Musk used a 30-minute technical presentation released on June 8 to make the investor case for the orbital data center business directly. Speaking ahead of the roadshow's close, he argued that the technology required to build orbital AI computing infrastructure is largely already developed through SpaceX's existing Starlink V3 satellite program, and that the engineering challenges are more tractable than anything SpaceX has previously solved.
"Part of what we want to convey here is that there is not some magic that is necessary, that doesn't exist," Musk said. "A lot of this is technology we've already made for the Starlink V3 satellites. We don't think this is a super hard problem compared to the things we already do."

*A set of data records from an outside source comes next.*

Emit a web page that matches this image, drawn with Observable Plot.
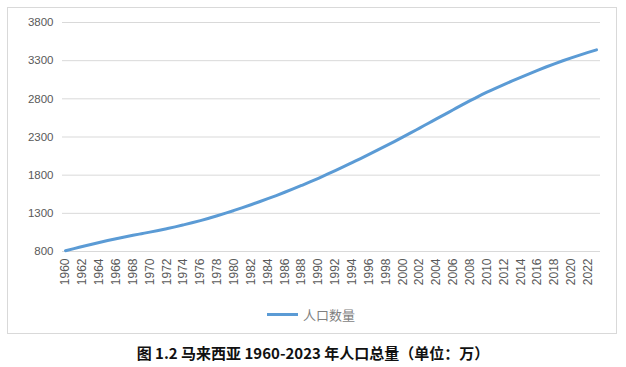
<!DOCTYPE html>
<html>
<head>
<meta charset="utf-8">
<script src="https://cdn.jsdelivr.net/npm/d3@7"></script>
<script src="https://cdn.jsdelivr.net/npm/@observablehq/plot@0.6"></script>
<style>
  html, body { margin: 0; padding: 0; background: #fff; }
  body { width: 626px; height: 367px; position: relative; overflow: hidden; }
  #box { position: absolute; left: 7px; top: 7px; width: 608px; height: 325px; border: 1px solid #d9d9d9; background: #fff; }
  #chart { position: absolute; left: 0; top: 0; }
  #legend { position: absolute; left: 259px; top: 297px; height: 18px; display: flex; align-items: center; font-family: "Noto Sans CJK SC", sans-serif; font-size: 13px; color: #7f7f7f; }
  #legend .sw { width: 31px; height: 3px; background: #5b9bd5; margin-right: 5px; }
  #caption { position: absolute; left: 0; width: 626px; top: 342px; text-align: center; font-family: "Noto Sans CJK SC", sans-serif; font-size: 15px; font-weight: bold; color: #111; }
</style>
</head>
<body>
<div id="box">
  <div id="chart"></div>
  <div id="legend"><div class="sw"></div><span>人口数量</span></div>
</div>
<div id="caption">图 1.2 马来西亚 1960-2023 年人口总量（单位：万）</div>
<script>
const years = [1960,1961,1962,1963,1964,1965,1966,1967,1968,1969,1970,1971,1972,1973,1974,1975,1976,1977,1978,1979,1980,1981,1982,1983,1984,1985,1986,1987,1988,1989,1990,1991,1992,1993,1994,1995,1996,1997,1998,1999,2000,2001,2002,2003,2004,2005,2006,2007,2008,2009,2010,2011,2012,2013,2014,2015,2016,2017,2018,2019,2020,2021,2022,2023];
const population = [810,838,865,892,918,943,967,990,1012,1033,1054,1076,1099,1123,1149,1176,1205,1236,1268,1302,1338,1375,1413,1452,1492,1533,1576,1620,1665,1711,1759,1809,1860,1912,1965,2018,2072,2127,2183,2240,2298,2357,2417,2477,2537,2597,2657,2717,2776,2833,2887,2938,2987,3035,3082,3128,3173,3217,3259,3299,3337,3373,3408,3442];
const xTickYears = [1960,1962,1964,1966,1968,1970,1972,1974,1976,1978,1980,1982,1984,1986,1988,1990,1992,1994,1996,1998,2000,2002,2004,2006,2008,2010,2012,2014,2016,2018,2020,2022];
const yTicks = [800,1300,1800,2300,2800,3300,3800];
const seriesName = "人口数量";

const data = years.map((y, i) => ({year: y, pop: population[i]}));

const chart = Plot.plot({
  width: 608,
  height: 290,
  marginTop: 14,
  marginBottom: 47,
  marginLeft: 54,
  marginRight: 16,
  style: {fontFamily: "'Liberation Sans', Arial, sans-serif", fontSize: "11.5px", color: "#595959", background: "transparent"},
  x: {domain: [1959.64, 2023.47], ticks: xTickYears, tickFormat: d => String(d), tickRotate: -90, tickSize: 0, tickPadding: 7, label: null},
  y: {domain: [800, 3800], ticks: yTicks, tickFormat: d => String(d), tickSize: 0, tickPadding: 9, label: null},
  marks: [
    Plot.ruleY(yTicks, {stroke: "#d9d9d9", strokeWidth: 1}),
    Plot.axisX({ticks: xTickYears, tickFormat: d => String(d), tickRotate: -90, tickSize: 0, tickPadding: 7, label: null, fontSize: 12}),
    Plot.lineY(data, {x: "year", y: "pop", stroke: "#5b9bd5", strokeWidth: 3, curve: "monotone-x"})
  ]
});
document.getElementById("chart").appendChild(chart);
</script>
</body>
</html>
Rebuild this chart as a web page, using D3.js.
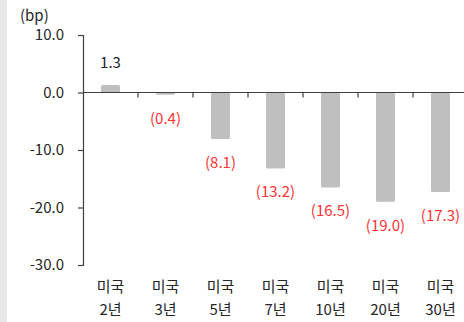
<!DOCTYPE html>
<html>
<head>
<meta charset="utf-8">
<script src="https://cdn.jsdelivr.net/npm/d3@7"></script>
<style>
  html, body { margin: 0; padding: 0; background: #fff; }
  svg { display: block; }
  text { font-family: "Noto Sans CJK KR", "Noto Sans", sans-serif; }
</style>
</head>
<body>
<svg id="chart" width="464" height="322"></svg>
<script>
// US Treasury yield change by maturity (bp)
const categories = ["미국\n2년", "미국\n3년", "미국\n5년", "미국\n7년", "미국\n10년", "미국\n20년", "미국\n30년"];
const values = [1.3, -0.4, -8.1, -13.2, -16.5, -19.0, -17.3];
const yTicks = [10, 0, -10, -20, -30];

const svg = d3.select("#chart");
const W = 464, H = 322;
const fs = 15;

// left-side grey strip
svg.append("rect").attr("x", 0).attr("y", 0).attr("width", 7).attr("height", H).attr("fill", "#e8e8e8");

const x0 = 83, bandW = 55;
const x = d3.scaleBand().domain(categories).range([x0, x0 + bandW * categories.length]).paddingInner(0).paddingOuter(0);
const y = d3.scaleLinear().domain([-30, 10]).range([265, 35]);

const axisColor = "#404040";
const textColor = "#262626";

// bars
const barW = 19;
svg.append("g").selectAll("rect").data(values).join("rect")
  .attr("x", (d, i) => x(categories[i]) + x.bandwidth() / 2 - barW / 2)
  .attr("y", d => Math.min(y(d), y(0)))
  .attr("width", barW)
  .attr("height", d => Math.abs(y(d) - y(0)))
  .attr("rx", 1.5)
  .attr("fill", "#bfbfbf");

// y axis
const yAxis = svg.append("g").attr("transform", `translate(${x0},0)`)
  .call(d3.axisLeft(y).tickValues(yTicks).tickFormat(d => d.toFixed(1)).tickSize(5).tickPadding(14));
yAxis.select(".domain").attr("stroke", axisColor).attr("stroke-width", 1.2);
yAxis.selectAll(".tick line").attr("stroke", axisColor).attr("stroke-width", 1.2);
yAxis.selectAll(".tick text").attr("fill", textColor).attr("font-size", fs)
  .attr("font-family", "'Noto Sans CJK KR', sans-serif");

// x axis at zero
const xAxisG = svg.append("g").attr("transform", `translate(0,${y(0)})`);
xAxisG.append("line").attr("x1", x0).attr("x2", W).attr("stroke", axisColor).attr("stroke-width", 1.2);
xAxisG.selectAll("line.tk").data(categories.slice(1)).join("line").attr("class", "tk")
  .attr("x1", d => x(d)).attr("x2", d => x(d)).attr("y1", 0).attr("y2", 5)
  .attr("stroke", axisColor).attr("stroke-width", 1.2);

// category labels
const catG = svg.append("g");
categories.forEach(c => {
  const lines = c.split("\n");
  const cx = x(c) + x.bandwidth() / 2;
  lines.forEach((ln, j) => {
    catG.append("text").attr("x", cx).attr("y", 292 + j * 23)
      .attr("text-anchor", "middle").attr("font-size", fs).attr("fill", textColor).text(ln);
  });
});

// value labels
const fmt = d => d < 0 ? `(${Math.abs(d).toFixed(1)})` : d.toFixed(1);
svg.append("g").selectAll("text").data(values).join("text")
  .attr("x", (d, i) => x(categories[i]) + x.bandwidth() / 2)
  .attr("y", d => d >= 0 ? y(d) - 17 : y(d) + 29)
  .attr("text-anchor", "middle").attr("font-size", fs)
  .attr("fill", d => d >= 0 ? textColor : "#ff3333")
  .text(fmt);

// unit label
svg.append("text").attr("x", 20).attr("y", 21).attr("font-size", fs).attr("fill", textColor).text("(bp)");
</script>
</body>
</html>
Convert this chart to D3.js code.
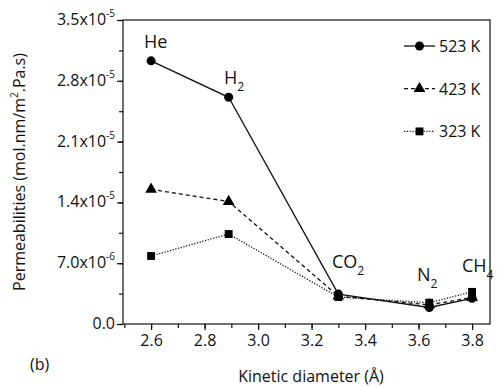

The first-generation orbital compute satellite, designated AI1, produces 150 kilowatts of peak power and approximately 120 kilowatts of sustained compute — roughly equivalent to a single Nvidia GB300 AI server rack. Musk said SpaceX expects to reach meaningful AI1 production volumes at its Bastrop, Texas manufacturing facility by the end of 2027, with an initial deployment target of 1 gigawatt of space-based computing capacity by that date.
The argument Musk is making to investors is structural. Solar power in low Earth orbit is continuous and requires no grid connections, land permits or utility negotiations. Two terrestrial data center buildout constraints — power availability and permitting timelines — are effectively solved in orbit. SpaceX's S-1 frames those constraints as the primary factor limiting the terrestrial AI infrastructure buildout that every major technology company is currently racing to finance.
The financial profile of the company entering the public markets reflects the scale of investment required to pursue those ambitions. xAI, which merged with SpaceX in February 2026, more than doubled capital expenditure to $12.7 billion in 2025. SpaceX separately spent $3 billion developing its Starship rocket, which is essential to making orbital data center economics viable. In the first quarter of 2026, two of SpaceX's three main business units reported operating losses.
Starlink, the satellite internet service, is the company's most commercially mature business. It crossed 5 million subscribers globally and generated approximately $8 billion in revenue in 2025. SpaceX's filing projects Starlink revenue to double by 2027 as it expands into maritime, aviation and enterprise markets. More than 95 percent of total company revenue comes from the private sector, a disclosure SpaceX included explicitly to counter perceptions of government dependency from its NASA relationships.
Starship's development trajectory is the operational prerequisite for the orbital data center roadmap. The rocket completed its eighth integrated flight test in March 2026, achieving full booster catch for the first time. Musk has said Starship will reach operational status with full reusability before the end of 2026, the milestone required to bring launch costs down to the level where deploying thousands of AI satellites becomes economically viable.
The SpaceX IPO is the most consequential equity offering in the technology sector since Meta's 2012 listing. At $1.75 trillion, it would debut as the third most valuable publicly traded company in the United States, behind only Apple and Nvidia. For investors in Africa and globally, the listing's outcome will test one central proposition: whether a company with $450 billion in proven business value can credibly claim $1.3 trillion more in a market it has not yet entered commercially.
The first milestone that will determine whether that claim holds is Bastrop's AI1 production volume by the end of 2027. Everything else is projection.